Patient Portal Security Considerations

Posted on by Frank J. Rosello

As healthcare facilities launch their own patient portals, technology is only the first step. Administrators are learning that decisions need to be made on everything from patient login protocols to support for patient record revisions.

HIPAA regulations, always a primary concern when patient records are involved, are far from clear cut and that means administrators need to carefully consider the choices, says Adam Greene, a lawyer and consultant on HIPAA-related issues with his firm Davis Wright Tremaine LLP. He spoke at the AHIMA annual conference in Atlanta on October 28.

Even the question of how to provide account logins requires serious attention, Greene said. Patient records must secure, but complex password requirements may create the impression that a provider is in the position of denying a patient access to his records. Greene advised against requiring high-security protocols for passwords that require multiple character sets: “You need to have password security that is not so strong that users can’t get in.”

Healthcare providers need to take reasonable care with logins and other security measures to guard against unauthorized intruders into their record systems. But once reasonable care is taken, the organization has met its responsibility. For example, if account login information is provided to patients, and the patient does not properly protect the document, a provider is not at fault as long as reasonable care was taken when the information was in the care of staff. “If they lose their data, that’s not your fault,” Greene told the audience of about 200.

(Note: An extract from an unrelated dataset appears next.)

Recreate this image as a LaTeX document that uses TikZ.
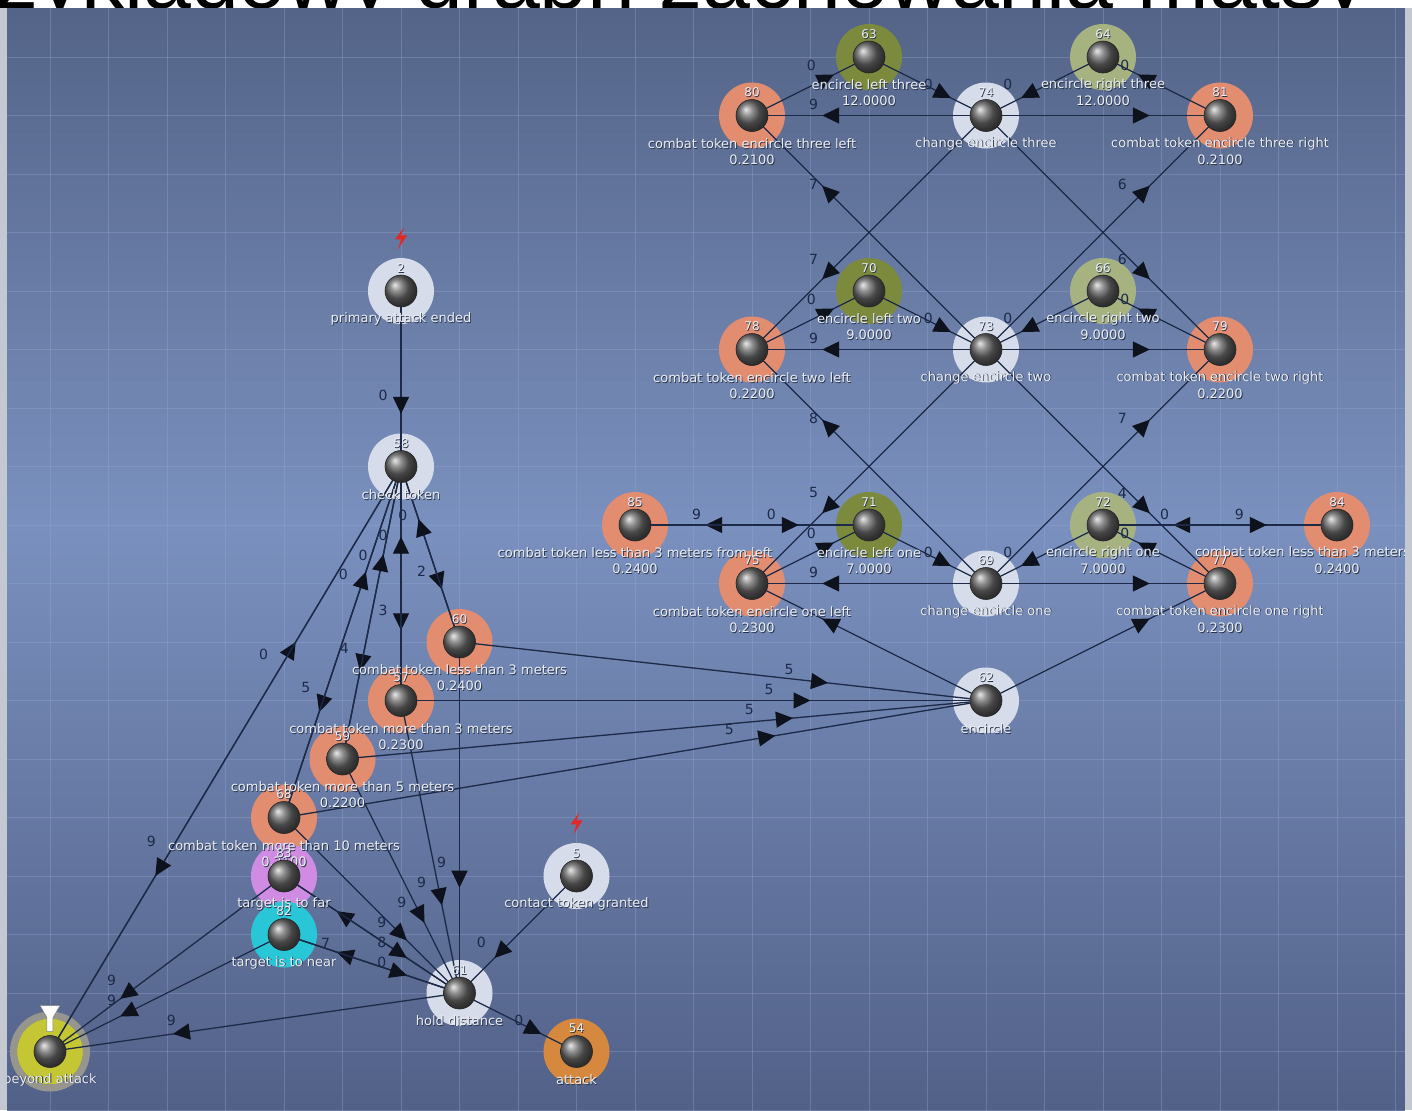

Greene also advised the audience that under meaningful use rules, providers need to give patients access to their records in the form that they request. “The law gives patients the right to request records by email, he said. “You can’t deny access because it’s your policy. The law trumps policy.”

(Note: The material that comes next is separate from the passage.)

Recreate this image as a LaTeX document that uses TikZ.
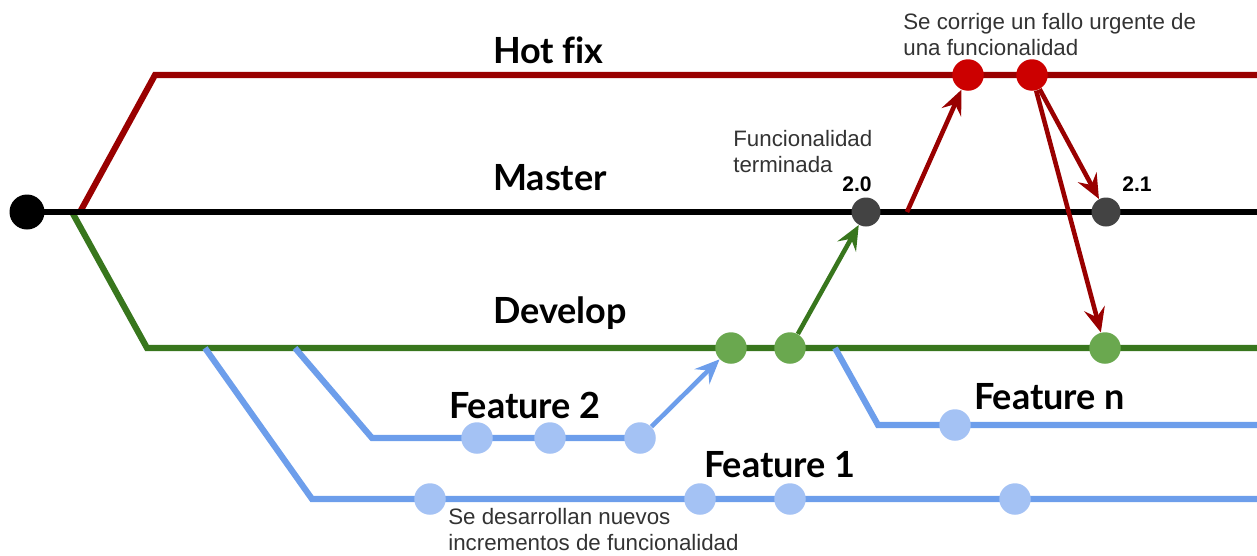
\documentclass[tikz,border=0pt]{standalone}
\usepackage{fontspec}
\setmainfont{Liberation Sans}
\newfontfamily\branchfont{Lato}[Ligatures=NoCommon]
\usetikzlibrary{arrows.meta}

\definecolor{hotline}{HTML}{990000}
\definecolor{hotdot}{HTML}{CC0000}
\definecolor{devline}{HTML}{38761D}
\definecolor{devdot}{HTML}{6AA84F}
\definecolor{featline}{HTML}{6D9EEB}
\definecolor{featdot}{HTML}{A4C2F4}
\definecolor{tagdot}{HTML}{434343}

\pgfdeclarelayer{lines}
\pgfsetlayers{lines,main}

\begin{document}
\begin{tikzpicture}[x=0.02cm, y=-0.02cm]
    \tikzstyle{branch} = [line width=3.5pt, line join=miter]
    \tikzstyle{merge} = [line width=2.6pt, -{Stealth[length=14pt, width=12pt, inset=5pt]}]
    \tikzstyle{commit} = [circle, inner sep=0pt, minimum size=0.63cm]
    \tikzstyle{title} = [anchor=west, font=\branchfont\bfseries\fontsize{20.5}{22}\selectfont]
    \tikzstyle{note} = [anchor=base west, align=left, inner sep=0pt, font=\fontsize{12.7}{14.7}\selectfont, text=black!80]
    \tikzstyle{version} = [font=\bfseries\fontsize{12}{14}\selectfont]
    \useasboundingbox (0, 0) rectangle (1257, 555);

    % corners of the branches
    \coordinate (hotfrom) at (80, 212);
    \coordinate (hotturn) at (155, 75);
    \coordinate (hotend) at (1257, 75);
    \coordinate (masterend) at (1257, 212);
    \coordinate (devfrom) at (72, 212);
    \coordinate (devturn) at (147, 348);
    \coordinate (devend) at (1257, 348);
    \coordinate (f1from) at (205, 348);
    \coordinate (f1turn) at (312, 499);
    \coordinate (f1end) at (1257, 499);
    \coordinate (f2from) at (295, 348);
    \coordinate (f2turn) at (372, 438);
    \coordinate (fnfrom) at (835, 348);
    \coordinate (fnturn) at (878, 425);
    \coordinate (fnend) at (1257, 425);
    \coordinate (fixfrom) at (907, 212);

    % commits
    \node[commit, fill=black, minimum size=0.7cm] (start) at (27, 212) {};
    \node[commit, fill=tagdot, minimum size=0.58cm] (m20) at (866, 212) {};
    \node[commit, fill=tagdot, minimum size=0.58cm] (m21) at (1106, 212) {};
    \node[commit, fill=hotdot] (h1) at (968, 75) {};
    \node[commit, fill=hotdot] (h2) at (1032, 75) {};
    \node[commit, fill=devdot] (d1) at (731, 348) {};
    \node[commit, fill=devdot] (d2) at (790, 348) {};
    \node[commit, fill=devdot] (d3) at (1105, 348) {};
    \node[commit, fill=featdot] (f2a) at (477, 438) {};
    \node[commit, fill=featdot] (f2b) at (550, 438) {};
    \node[commit, fill=featdot] (f2c) at (640, 438) {};
    \node[commit, fill=featdot] (fna) at (955, 425) {};
    \node[commit, fill=featdot] (f1a) at (430, 499) {};
    \node[commit, fill=featdot] (f1b) at (700, 499) {};
    \node[commit, fill=featdot] (f1c) at (790, 499) {};
    \node[commit, fill=featdot] (f1d) at (1015, 499) {};

    % branches, behind the commits
    \begin{pgfonlayer}{lines}
        \draw[branch, hotline] (hotfrom) -- (hotturn) -- (hotend);
        \draw[branch, devline] (devfrom) -- (devturn) -- (devend);
        \draw[branch, featline] (f1from) -- (f1turn) -- (f1end);
        \draw[branch, featline] (f2from) -- (f2turn) -- (f2c.center);
        \draw[branch, featline] (fnfrom) -- (fnturn) -- (fnend);
        \draw[branch, black] (start.center) -- (masterend);
    \end{pgfonlayer}

    % merges
    \draw[merge, featline] (f2c) -- (d1);
    \draw[merge, devline] (d2) -- (m20);
    \draw[merge, hotline] (fixfrom) -- (h1);
    \draw[merge, hotline] (h2) -- (m21);
    \draw[merge, hotline] (h2) -- (d3);

    % labels
    \node[title] (thot) at (487, 50) {Hot fix};
    \node[title] (tmaster) at (487, 178) {Master};
    \node[title] (tdev) at (487, 313) {Develop};
    \node[title] (tf2) at (443, 405) {Feature 2};
    \node[title] (tfn) at (968, 397) {Feature n};
    \node[title] (tf1) at (698, 465) {Feature 1};
    \node[version] (v20) at (857, 184) {2.0};
    \node[version] (v21) at (1137, 184) {2.1};
    \node[note] (nfix) at (903, 55) {Se corrige un fallo urgente de\\una funcionalidad};
    \node[note] (ndone) at (733, 172) {Funcionalidad\\terminada};
    \node[note] (ninc) at (448, 550) {Se desarrollan nuevos\\incrementos de funcionalidad};
\end{tikzpicture}
\end{document}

Patient portals will also introduce a level of interaction that may require additional staff. HIPAA’s Right of Amendment gives patients the right to request amendment of their records. Greene has observed that for some facilities, after a patient portal was deployed, there was a 100 percent increase in the number of requests for amendments to records. While some of the requests were frivolous (correcting spelling mistakes), he said, others were very much beneficial, such as correcting the record to show it was a right leg with a problem, not the left leg.

HIPAA’s “right of access” rules state that patients are entitled to their “designated record set,” which includes medical and billing records. But questions arise because healthcare providers are also required to provide access to “other records used to make decisions about a patient.” And HIPAA also permits an entity to deny access to records that are “likely to endanger life or physical safety” of a patient.

Finally, Greene advised, before launching a patient portal, the entire team needs to be ready to support it and to ensure that it is working as expected. Penetration testing is essential to provide security. For example, in some patient portals, after displaying one patient’s record, a different patient’s record could be displayed simply be editing the URL in the browser.